The survey found the vast majority of households, 88 percent, have a car.
Of those who don't, 46 percent said they rely on the bus system on a weekly basis, while 30 percent use it daily.
For longtime resident Cecil Brown, the frustration comes with buses that constantly run late.
"Sometimes, they show up an hour or two hours late," said Brown, 51.
"I can't drive any more and I can't afford taxis so I rely entirely on the bus system. I've seen some improvement lately, but all I can do is hope that it lasts."
City officials did not respond to requests seeking comment.
The survey also found a majority of residents, 62 percent, approve of proposals to build a light-rail system along Woodward Avenue.
The proposed M-1 street car line would have 11 stops along a three-mile stretch from Hart Plaza to the New Center area.

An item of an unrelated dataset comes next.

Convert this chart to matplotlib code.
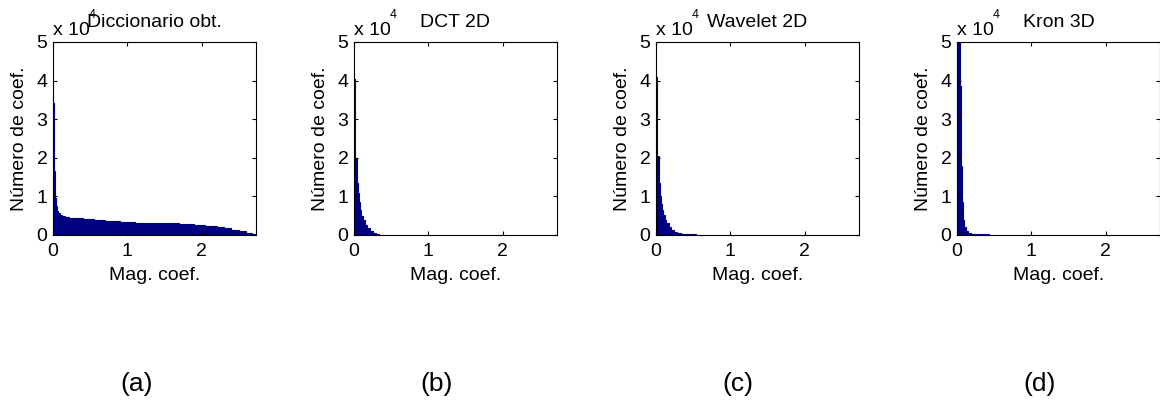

"The light-rail system is a good idea," said Detroit resident Maija Dravnieks, 39.
"I use a car once in a while, but mostly I walk or ride my bicycle. I'm an artist and I would use the light-rail system to get back and forth to the Detroit Institute of Arts."
Coyle-Hooks isn't a fan.
"It ain't gonna be anywhere near my neighborhood," she said.
"We'll still be out there waiting for the bus; frustrated and wasting time standing there in the sun, snow, rain and cold."